The use of arsenic as a poison is widely documented. As a result, many people are alarmed when they hear that their drinking water, either from a public or private water system, may contain an amount of arsenic. What do you do if your water contains arsenic, and can it be removed? This Q&A addresses these questions and more.
Arsenic can combine with other elements to form inorganic and organic arsenicals. In general, inorganic derivatives are regarded as more toxic than the organic forms. While food can contain both inorganic and organic arsenicals, primarily inorganic forms are present in water.
Exposure to arsenic at high levels poses potential serious health effects as it is a known human carcinogen, or cancer-causing agent. It also has been reported to affect the vascular system in humans and has been associated with the development of diabetes.
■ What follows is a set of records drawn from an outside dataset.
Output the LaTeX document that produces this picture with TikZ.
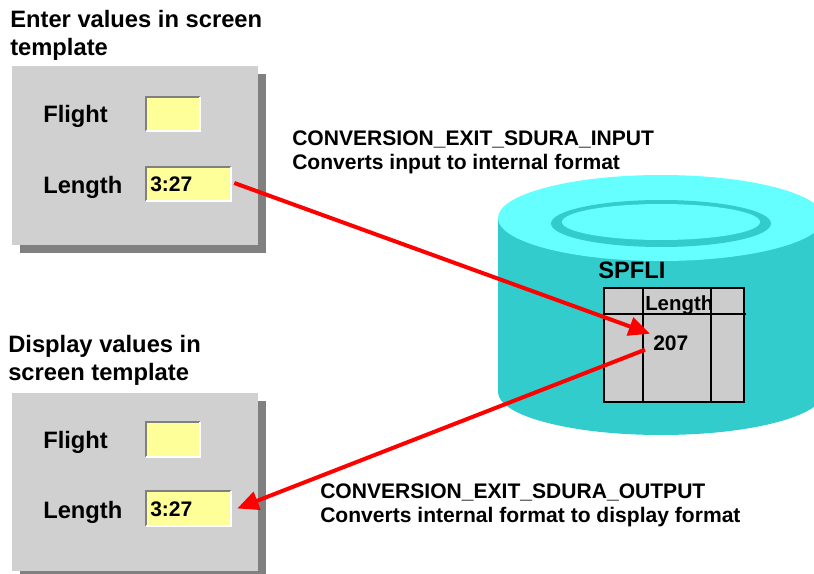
\documentclass[tikz,border=0pt]{standalone}
\usepackage{fontspec}
\setmainfont{Liberation Sans}
\usepackage{xcolor}
\usepackage{tikz}
\usetikzlibrary{arrows.meta,calc,shadows}
\definecolor{panelgray}{HTML}{D0D0D0}
\definecolor{shadegray}{HTML}{808080}
\definecolor{fieldyellow}{HTML}{FFFF99}
\definecolor{dbtop}{HTML}{66FFFF}
\definecolor{dbside}{HTML}{33CCCC}
\definecolor{tablegray}{HTML}{CCCCCC}

\newcommand{\bigfont}{\fontsize{17.8}{21}\selectfont\bfseries}
\newcommand{\midfont}{\fontsize{15.8}{18}\selectfont\bfseries}
% sunken border of an input field
\newcommand{\fieldedge}[1]{%
  \draw[shadegray, line width=1.5pt] (#1.south west) -- (#1.north west) -- (#1.north east);
  \draw[white, line width=1.5pt] (#1.south west) -- (#1.south east) -- (#1.north east);}

\begin{document}
\begin{tikzpicture}[x=0.75pt, y=-0.75pt,
    panel/.style={rectangle, fill=panelgray, inner sep=0, minimum width=184.5pt,
                 minimum height=133.5pt,
                 drop shadow={shadow xshift=6pt, shadow yshift=-6pt, fill=shadegray, opacity=1}},
    field/.style={rectangle, fill=fieldyellow, inner sep=0, minimum height=25.5pt},
    title/.style={anchor=north west, inner sep=0, align=left, font=\bigfont},
    label/.style={anchor=base west, inner sep=0, font=\bigfont},
    note/.style={anchor=north west, inner sep=0, align=left, font=\midfont},
    arr/.style={-{Triangle[length=16pt, width=14pt]}, red, line width=3pt},
]
    \clip (0,0) rectangle (814,574);

    % entry screen
    \node[title] (t1) at (10,10) {Enter values in screen\\template};
    \node[panel] (p1) at (134.5,155.5) {};
    \node[label] (fl1) at (43,123) {Flight};
    \node[label] (ll1) at (43,194) {Length};
    \node[field, minimum width=40.5pt] (f1) at (173,114) {};
    \node[field, minimum width=63.75pt] (len1) at (188.5,184) {};
    \fieldedge{f1}
    \fieldedge{len1}
    \node[anchor=base west, inner sep=0, font=\midfont] (v1) at (150,192) {3:27};

    % display screen
    \node[title] (t2) at (8,335) {Display values in\\screen template};
    \node[panel] (p2) at (134.5,481.5) {};
    \node[label] (fl2) at (43,448) {Flight};
    \node[label] (ll2) at (43,518) {Length};
    \node[field, minimum width=40.5pt] (f2) at (173,439.5) {};
    \node[field, minimum width=63.75pt] (len2) at (188.5,508.5) {};
    \fieldedge{f2}
    \fieldedge{len2}
    \node[anchor=base west, inner sep=0, font=\midfont] (v2) at (150,516) {3:27};

    % database
    \fill[dbside] (498,218) rectangle (824,392);
    \fill[dbside] (661,392) ellipse [x radius=163, y radius=43];
    \fill[dbtop] (661,218) ellipse [x radius=163, y radius=43];
    \fill[dbside] (661,223.5) ellipse [x radius=110, y radius=23.5];
    \fill[dbtop] (661,222) ellipse [x radius=99, y radius=18];
    \node[label] (db) at (598,278.5) {SPFLI};

    \draw[fill=tablegray, line width=0.8pt] (604,288) rectangle (744,402);
    \draw[line width=0.8pt] (604,314) -- (746,314);
    \draw[line width=0.8pt] (643,288) -- (643,402);
    \draw[line width=0.8pt] (711,288) -- (711,402);
    \node[anchor=base west, inner sep=0, font=\fontsize{15.3}{18}\selectfont\bfseries] (hd) at (645,310) {Length};
    \node[anchor=base west, inner sep=0, font=\midfont] (val) at (653,350) {207};

    % conversion exits
    \node[note] (cin) at (292,131) {CONVERSION\_EXIT\_SDURA\_INPUT\\Converts input to internal format};
    \node[note] (cout) at (320,484) {CONVERSION\_EXIT\_SDURA\_OUTPUT\\Converts internal format to display format};

    \draw[arr] ($(len1.east)+(3,-1)$) -- ($(val.west)+(-3,-9)$);
    \draw[arr] ($(val.west)+(-8,7)$) -- ($(len2.east)+(6,0)$);
\end{tikzpicture}
\end{document}
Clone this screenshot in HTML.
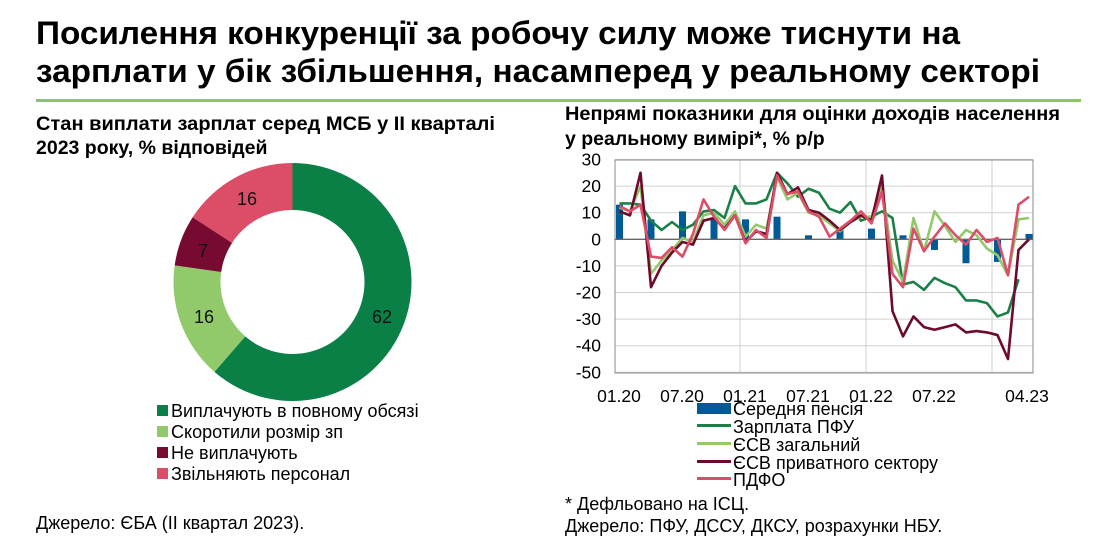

Arsenic enters the human body principally through the mouth, according to the Centers for Disease Control and Prevention (CDC), and inhaled arsenic also is absorbed through the lungs into the bloodstream. “Small amounts of arsenic may enter the body through the skin, but this is not usually an important consideration,” reads the CDC’s Public Health Statement on arsenic
Private well water should be tested annually for bacteria, nitrates, and anything else of concern to the well owner, such as arsenic. Testing should be conducted by a certified drinking water laboratory. Visit http://water.epa.gov/scitech/drinkingwater/labcert/statecertification.cfm to find your state drinking water testing laboratory certification officer who can provide a list of certified labs in your area, or call the Private Well Owner Hotline at (855) 420-9355.
If you do have an arsenic level in your water that is higher than you would like, there are water treatment technologies available to address the problem.
Some of the treatment technologies may not be amenable to point-of-entry, or whole-house, treatments. In these cases, point-of-use units, which treat water at the tap, may be the best option.
Following installation of a treatment device, water quality should again be tested to verify the operation of the device. After that, water should be tested at least annually to confirm treatment effectiveness. A maintenance agreement for such devices is highly recommended.
Again, since water quality varies greatly, be sure to have your water tested and consult a local water professional for advice before purchasing a water treatment system.
Testing water for arsenic in areas where arsenic is a concern is an important strategy for private water well owners to safeguard the health and well-being of their family. Working with a water professional to monitor and maintain the quality of the well and water supply is an important responsibility of the private water system owner. Your groundwater contractor is your central source of information about caring for your system.